[Begin]

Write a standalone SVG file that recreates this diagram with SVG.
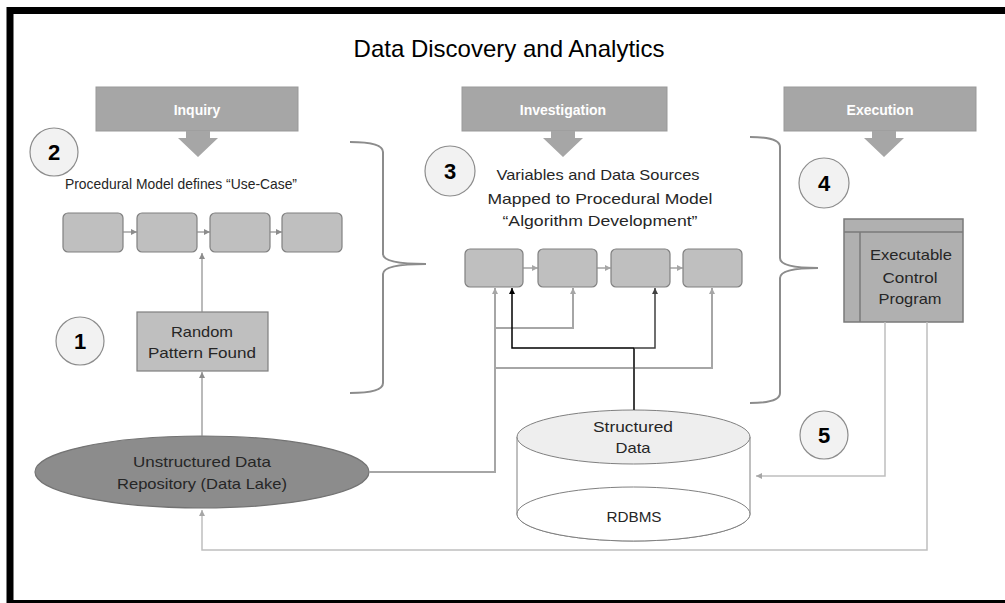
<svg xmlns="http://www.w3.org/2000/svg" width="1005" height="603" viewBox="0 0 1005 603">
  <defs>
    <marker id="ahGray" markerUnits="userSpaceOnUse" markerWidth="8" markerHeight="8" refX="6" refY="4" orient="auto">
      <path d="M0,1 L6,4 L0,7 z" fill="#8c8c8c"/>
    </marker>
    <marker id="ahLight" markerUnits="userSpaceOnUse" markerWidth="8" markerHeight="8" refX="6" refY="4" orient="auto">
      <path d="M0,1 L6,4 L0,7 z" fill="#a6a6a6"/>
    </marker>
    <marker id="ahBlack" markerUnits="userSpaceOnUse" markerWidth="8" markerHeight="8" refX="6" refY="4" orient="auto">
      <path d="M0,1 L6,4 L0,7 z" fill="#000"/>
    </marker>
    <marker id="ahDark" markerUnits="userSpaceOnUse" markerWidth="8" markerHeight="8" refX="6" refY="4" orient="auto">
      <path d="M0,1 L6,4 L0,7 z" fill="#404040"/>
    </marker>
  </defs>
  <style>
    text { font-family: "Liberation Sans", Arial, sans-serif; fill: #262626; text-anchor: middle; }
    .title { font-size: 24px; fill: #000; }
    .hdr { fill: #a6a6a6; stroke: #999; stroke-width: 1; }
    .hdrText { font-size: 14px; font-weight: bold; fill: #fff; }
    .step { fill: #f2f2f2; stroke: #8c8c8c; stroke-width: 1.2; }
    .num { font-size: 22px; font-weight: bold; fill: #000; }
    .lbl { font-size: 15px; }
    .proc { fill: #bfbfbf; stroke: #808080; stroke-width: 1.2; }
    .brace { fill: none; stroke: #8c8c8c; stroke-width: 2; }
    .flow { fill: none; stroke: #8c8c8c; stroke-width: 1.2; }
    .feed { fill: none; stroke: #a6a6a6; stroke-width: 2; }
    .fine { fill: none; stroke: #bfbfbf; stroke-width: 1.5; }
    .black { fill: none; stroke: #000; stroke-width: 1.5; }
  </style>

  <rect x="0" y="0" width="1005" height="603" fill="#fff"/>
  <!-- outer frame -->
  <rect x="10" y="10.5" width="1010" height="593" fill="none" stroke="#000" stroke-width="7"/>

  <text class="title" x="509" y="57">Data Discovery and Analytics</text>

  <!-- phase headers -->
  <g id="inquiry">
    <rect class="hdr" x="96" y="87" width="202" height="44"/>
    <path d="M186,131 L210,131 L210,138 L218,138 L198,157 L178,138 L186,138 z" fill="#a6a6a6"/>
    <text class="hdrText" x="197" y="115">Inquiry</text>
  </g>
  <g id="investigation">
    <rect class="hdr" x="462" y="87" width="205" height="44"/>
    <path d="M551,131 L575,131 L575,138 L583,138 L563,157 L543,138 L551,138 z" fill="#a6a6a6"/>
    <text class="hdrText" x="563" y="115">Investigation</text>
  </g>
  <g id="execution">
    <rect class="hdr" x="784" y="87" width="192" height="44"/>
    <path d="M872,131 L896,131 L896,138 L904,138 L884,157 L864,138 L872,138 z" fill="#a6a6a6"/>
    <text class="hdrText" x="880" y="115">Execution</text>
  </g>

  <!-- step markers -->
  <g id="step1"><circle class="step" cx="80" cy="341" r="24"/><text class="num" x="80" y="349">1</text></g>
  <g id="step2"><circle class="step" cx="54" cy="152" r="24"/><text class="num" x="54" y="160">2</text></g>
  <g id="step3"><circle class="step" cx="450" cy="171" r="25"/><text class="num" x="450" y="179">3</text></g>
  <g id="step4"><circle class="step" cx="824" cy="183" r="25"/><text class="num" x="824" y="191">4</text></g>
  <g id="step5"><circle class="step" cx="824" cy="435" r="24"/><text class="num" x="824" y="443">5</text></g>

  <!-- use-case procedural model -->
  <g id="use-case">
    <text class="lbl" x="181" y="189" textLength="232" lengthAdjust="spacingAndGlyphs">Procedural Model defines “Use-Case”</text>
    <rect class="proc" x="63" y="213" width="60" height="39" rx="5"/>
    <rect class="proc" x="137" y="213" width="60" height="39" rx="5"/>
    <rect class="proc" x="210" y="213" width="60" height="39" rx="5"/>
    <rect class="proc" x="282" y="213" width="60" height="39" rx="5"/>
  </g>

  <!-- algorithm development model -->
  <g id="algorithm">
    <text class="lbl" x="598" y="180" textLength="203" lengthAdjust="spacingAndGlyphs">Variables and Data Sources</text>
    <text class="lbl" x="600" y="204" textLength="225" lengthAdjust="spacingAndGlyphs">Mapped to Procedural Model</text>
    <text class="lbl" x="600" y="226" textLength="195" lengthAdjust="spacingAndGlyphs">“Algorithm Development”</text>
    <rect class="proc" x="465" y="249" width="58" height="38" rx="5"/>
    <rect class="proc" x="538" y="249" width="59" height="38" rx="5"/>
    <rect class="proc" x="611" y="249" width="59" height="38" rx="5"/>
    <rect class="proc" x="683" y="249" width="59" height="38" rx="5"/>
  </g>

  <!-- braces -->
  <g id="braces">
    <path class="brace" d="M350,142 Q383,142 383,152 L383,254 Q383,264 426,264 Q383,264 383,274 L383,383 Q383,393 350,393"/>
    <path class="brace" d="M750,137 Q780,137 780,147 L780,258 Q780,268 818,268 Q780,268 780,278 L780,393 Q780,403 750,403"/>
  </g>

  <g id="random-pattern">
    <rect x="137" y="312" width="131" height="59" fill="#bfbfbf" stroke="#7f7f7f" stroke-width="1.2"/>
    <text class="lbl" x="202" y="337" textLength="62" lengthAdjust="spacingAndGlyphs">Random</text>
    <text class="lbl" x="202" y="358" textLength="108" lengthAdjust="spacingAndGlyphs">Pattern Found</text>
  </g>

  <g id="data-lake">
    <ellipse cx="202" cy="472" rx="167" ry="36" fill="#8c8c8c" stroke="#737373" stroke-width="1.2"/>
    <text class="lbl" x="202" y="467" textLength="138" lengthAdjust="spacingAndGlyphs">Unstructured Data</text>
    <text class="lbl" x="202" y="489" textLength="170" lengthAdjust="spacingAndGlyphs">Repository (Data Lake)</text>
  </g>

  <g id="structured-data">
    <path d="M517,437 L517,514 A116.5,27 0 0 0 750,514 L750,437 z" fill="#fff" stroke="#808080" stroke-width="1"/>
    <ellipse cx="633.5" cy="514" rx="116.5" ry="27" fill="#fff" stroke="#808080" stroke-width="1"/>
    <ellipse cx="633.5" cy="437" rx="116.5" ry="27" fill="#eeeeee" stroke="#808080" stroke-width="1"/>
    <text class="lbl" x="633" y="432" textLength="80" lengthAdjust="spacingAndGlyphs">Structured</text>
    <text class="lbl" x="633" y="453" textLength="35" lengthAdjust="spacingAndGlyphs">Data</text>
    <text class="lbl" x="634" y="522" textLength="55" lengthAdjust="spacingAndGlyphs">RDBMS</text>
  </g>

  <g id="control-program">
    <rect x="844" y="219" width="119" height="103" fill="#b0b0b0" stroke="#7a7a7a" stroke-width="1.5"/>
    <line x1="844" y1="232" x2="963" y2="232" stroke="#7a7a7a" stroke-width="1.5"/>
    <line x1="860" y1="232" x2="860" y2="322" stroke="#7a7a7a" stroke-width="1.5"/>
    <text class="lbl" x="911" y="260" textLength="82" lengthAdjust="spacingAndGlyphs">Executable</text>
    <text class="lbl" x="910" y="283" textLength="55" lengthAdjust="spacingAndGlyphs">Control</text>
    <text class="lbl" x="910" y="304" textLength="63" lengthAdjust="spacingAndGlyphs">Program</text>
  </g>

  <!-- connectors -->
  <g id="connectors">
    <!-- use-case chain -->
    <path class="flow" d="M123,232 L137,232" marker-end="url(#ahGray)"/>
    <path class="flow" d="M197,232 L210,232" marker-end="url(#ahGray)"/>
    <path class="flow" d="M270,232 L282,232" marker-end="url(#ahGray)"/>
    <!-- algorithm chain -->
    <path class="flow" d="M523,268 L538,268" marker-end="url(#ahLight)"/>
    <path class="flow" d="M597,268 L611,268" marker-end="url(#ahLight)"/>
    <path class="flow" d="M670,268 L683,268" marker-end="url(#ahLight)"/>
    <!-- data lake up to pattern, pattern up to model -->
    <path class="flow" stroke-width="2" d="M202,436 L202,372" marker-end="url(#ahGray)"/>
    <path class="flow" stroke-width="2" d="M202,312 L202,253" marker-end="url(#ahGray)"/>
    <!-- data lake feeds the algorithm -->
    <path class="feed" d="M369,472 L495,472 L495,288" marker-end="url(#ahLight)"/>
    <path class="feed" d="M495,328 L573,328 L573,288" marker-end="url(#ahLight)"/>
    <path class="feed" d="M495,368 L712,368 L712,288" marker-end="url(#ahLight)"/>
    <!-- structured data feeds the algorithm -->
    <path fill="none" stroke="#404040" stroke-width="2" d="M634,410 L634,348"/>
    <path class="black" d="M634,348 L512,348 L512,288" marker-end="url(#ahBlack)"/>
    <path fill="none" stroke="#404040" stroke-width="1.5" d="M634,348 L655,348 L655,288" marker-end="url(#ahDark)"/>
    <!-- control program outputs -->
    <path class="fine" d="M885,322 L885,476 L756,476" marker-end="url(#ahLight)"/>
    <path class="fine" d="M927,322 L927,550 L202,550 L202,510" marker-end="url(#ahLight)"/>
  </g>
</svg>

[End]

§ **Directions**
Everything from the top line of the data down to and including the line with "Discovery and Analytics</text>" is to be copied, except the pictures.

§ **Expected answer**
Write a standalone SVG file that recreates this diagram with SVG.
<svg xmlns="http://www.w3.org/2000/svg" width="1005" height="603" viewBox="0 0 1005 603">
  <defs>
    <marker id="ahGray" markerUnits="userSpaceOnUse" markerWidth="8" markerHeight="8" refX="6" refY="4" orient="auto">
      <path d="M0,1 L6,4 L0,7 z" fill="#8c8c8c"/>
    </marker>
    <marker id="ahLight" markerUnits="userSpaceOnUse" markerWidth="8" markerHeight="8" refX="6" refY="4" orient="auto">
      <path d="M0,1 L6,4 L0,7 z" fill="#a6a6a6"/>
    </marker>
    <marker id="ahBlack" markerUnits="userSpaceOnUse" markerWidth="8" markerHeight="8" refX="6" refY="4" orient="auto">
      <path d="M0,1 L6,4 L0,7 z" fill="#000"/>
    </marker>
    <marker id="ahDark" markerUnits="userSpaceOnUse" markerWidth="8" markerHeight="8" refX="6" refY="4" orient="auto">
      <path d="M0,1 L6,4 L0,7 z" fill="#404040"/>
    </marker>
  </defs>
  <style>
    text { font-family: "Liberation Sans", Arial, sans-serif; fill: #262626; text-anchor: middle; }
    .title { font-size: 24px; fill: #000; }
    .hdr { fill: #a6a6a6; stroke: #999; stroke-width: 1; }
    .hdrText { font-size: 14px; font-weight: bold; fill: #fff; }
    .step { fill: #f2f2f2; stroke: #8c8c8c; stroke-width: 1.2; }
    .num { font-size: 22px; font-weight: bold; fill: #000; }
    .lbl { font-size: 15px; }
    .proc { fill: #bfbfbf; stroke: #808080; stroke-width: 1.2; }
    .brace { fill: none; stroke: #8c8c8c; stroke-width: 2; }
    .flow { fill: none; stroke: #8c8c8c; stroke-width: 1.2; }
    .feed { fill: none; stroke: #a6a6a6; stroke-width: 2; }
    .fine { fill: none; stroke: #bfbfbf; stroke-width: 1.5; }
    .black { fill: none; stroke: #000; stroke-width: 1.5; }
  </style>

  <rect x="0" y="0" width="1005" height="603" fill="#fff"/>
  <!-- outer frame -->
  <rect x="10" y="10.5" width="1010" height="593" fill="none" stroke="#000" stroke-width="7"/>

  <text class="title" x="509" y="57">Data Discovery and Analytics</text>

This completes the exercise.